Biennale of Sydney

donate

Harbor, 2015 

cotton Jacquard tapestry 

Spinners, 2014 

cotton Jacquard tapestry, hand-painting and gold leaf 

Congregation, 2014  

cotton Jacquard tapestry 

Cathedral, 2013 

cotton Jacquard tapestry 

Underground, 2012

cotton Jacquard tapestry 

Courtesy of the artist & Pace Gallery 

Presentation at the 23rd Biennale of Sydney was made possible with generous support from Goethe-Institut Australia    

Kiki Smith has been exhibiting her artwork internationally for over 30 years, but this is her first significant presentation in Australia. With a unique style that draws on mythology, folklore, fairytales, feminism and religious iconography, she often incorporates the human body as a form that unites us with one another, while also highlighting our interconnectedness with other non-human players: birds, wolves, wild forests and starlit skies feature prominently.   

Each one of these five tapestries took a year to complete in a collaborative process between the artist and the Californian fine art print studio Magnolia Editions. Smith begins by constructing huge collages with Nepalese paper, glitter, pencil, watercolours and a host of other materials and textures, which are then photographed and printed at one-third the size for her to rework by hand. After numerous exchanges in this way each piece is finally converted into a tapestry via a complex, automated weaving process on a Jacquard loom.
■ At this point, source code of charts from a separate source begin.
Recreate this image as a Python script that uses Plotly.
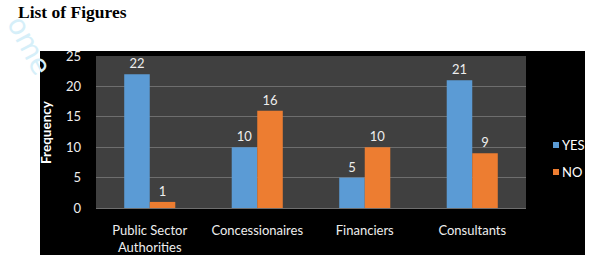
import plotly.graph_objects as go

categories = ["Public Sector<br>Authorities", "Concessionaires", "Financiers", "Consultants"]
series_names = ["YES", "NO"]
yes_values = [22, 10, 5, 21]
no_values = [1, 16, 10, 9]
y_ticks = [0, 5, 10, 15, 20, 25]
colors = ["#5B9BD5", "#ED7D31"]

W, H = 591, 255
L, R, T, B = 96, 65, 56, 47
pw, ph = W - L - R, H - T - B

def px_x(x):
    return (x - L) / pw

def px_y(y):
    return (H - B - y) / ph

font_family = "Lato, 'Open Sans', sans-serif"
tick_color = "#eeeeee"

fig = go.Figure()
for name, vals, col in zip(series_names, [yes_values, no_values], colors):
    fig.add_trace(go.Bar(
        x=categories, y=vals, name=name,
        marker=dict(color=col, line=dict(width=0)),
        text=vals, textposition="outside",
        textfont=dict(color=tick_color, size=13, family=font_family),
        cliponaxis=False, showlegend=False,
    ))

shapes = [
    dict(type="rect", xref="paper", yref="paper", layer="below",
         x0=px_x(40), x1=px_x(585), y0=px_y(256), y1=px_y(51),
         fillcolor="black", line=dict(width=0)),
    dict(type="rect", xref="paper", yref="paper", layer="below",
         x0=0, x1=1, y0=0, y1=1,
         fillcolor="#404040", line=dict(width=0)),
]
annotations = [
    dict(text="<b>Frequency</b>", xref="paper", yref="paper",
         x=px_x(46), y=px_y(132), textangle=-90, showarrow=False,
         font=dict(color="white", size=13.5, family=font_family),
         xanchor="center", yanchor="middle"),
    dict(text="ome", xref="paper", yref="paper",
         x=px_x(29), y=px_y(46), textangle=62, showarrow=False,
         font=dict(color="#d6eff9", size=28, family="DejaVu Sans"),
         xanchor="center", yanchor="middle"),
]
# legend (custom, to match the compact original spacing)
for i, (name, col) in enumerate(zip(series_names, colors)):
    cy = 145 + i * 27
    shapes.append(dict(type="rect", xref="paper", yref="paper",
                       x0=px_x(553), x1=px_x(559), y0=px_y(cy + 3), y1=px_y(cy - 3),
                       fillcolor=col, line=dict(width=0)))
    annotations.append(dict(text=name, xref="paper", yref="paper",
                            x=px_x(560), y=px_y(cy), showarrow=False,
                            xanchor="left", yanchor="middle",
                            font=dict(color="white", size=13, family=font_family)))

fig.update_layout(
    width=W, height=H,
    margin=dict(l=L, r=R, t=T, b=B, autoexpand=False),
    paper_bgcolor="white",
    plot_bgcolor="rgba(0,0,0,0)",
    barmode="group",
    bargap=0.525,
    bargroupgap=0,
    showlegend=False,
    title=dict(
        text="<b>List of Figures</b>",
        font=dict(family="Liberation Serif, Times New Roman, serif", size=17.5, color="black"),
        x=18 / W, xanchor="left", xref="container",
        y=1 - 12 / H, yanchor="middle", yref="container",
    ),
    xaxis=dict(
        showgrid=False, showline=False, zeroline=False,
        tickfont=dict(color=tick_color, size=13, family=font_family),
        ticks="", ticklabelstandoff=13, automargin=False,
    ),
    yaxis=dict(
        range=[0, 25], tickvals=y_ticks,
        showgrid=True, gridcolor="#6e6e6e", gridwidth=1,
        zeroline=True, zerolinecolor="#6e6e6e", zerolinewidth=1,
        showline=False, ticks="", automargin=False,
        tickfont=dict(color=tick_color, size=13, family=font_family),
        ticklabelstandoff=14,
    ),
    shapes=shapes,
    annotations=annotations,
)

fig.write_html("out.html")
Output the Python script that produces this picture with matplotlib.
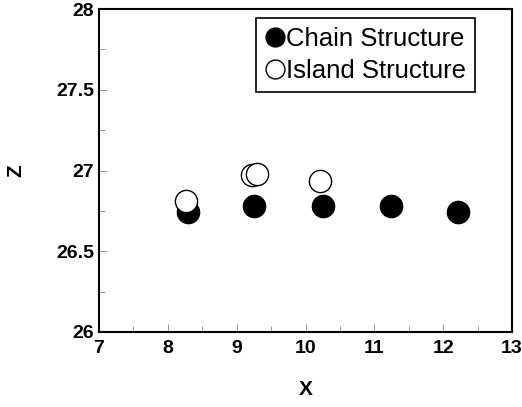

Despite the uniform surface of the tapestries, their beginning as multi-layered collages remains evident. 

The artist was inspired by the largest-known medieval tapestry, commissioned in 1373 and depicts an apocalyptic narrative from the Book of Revelation. Smith’s tapestries, too, evoke the apocalyptic, but from a contemporary standpoint of environmental degradation and species vulnerability.  

‘We are stressing the earth in very dramatic, unnecessary ways, and so it makes a lot more sense to say: Oh no, I am nature also… nature and me we have the same interests… we all have a better chance co-existing if we’re not so harmful.’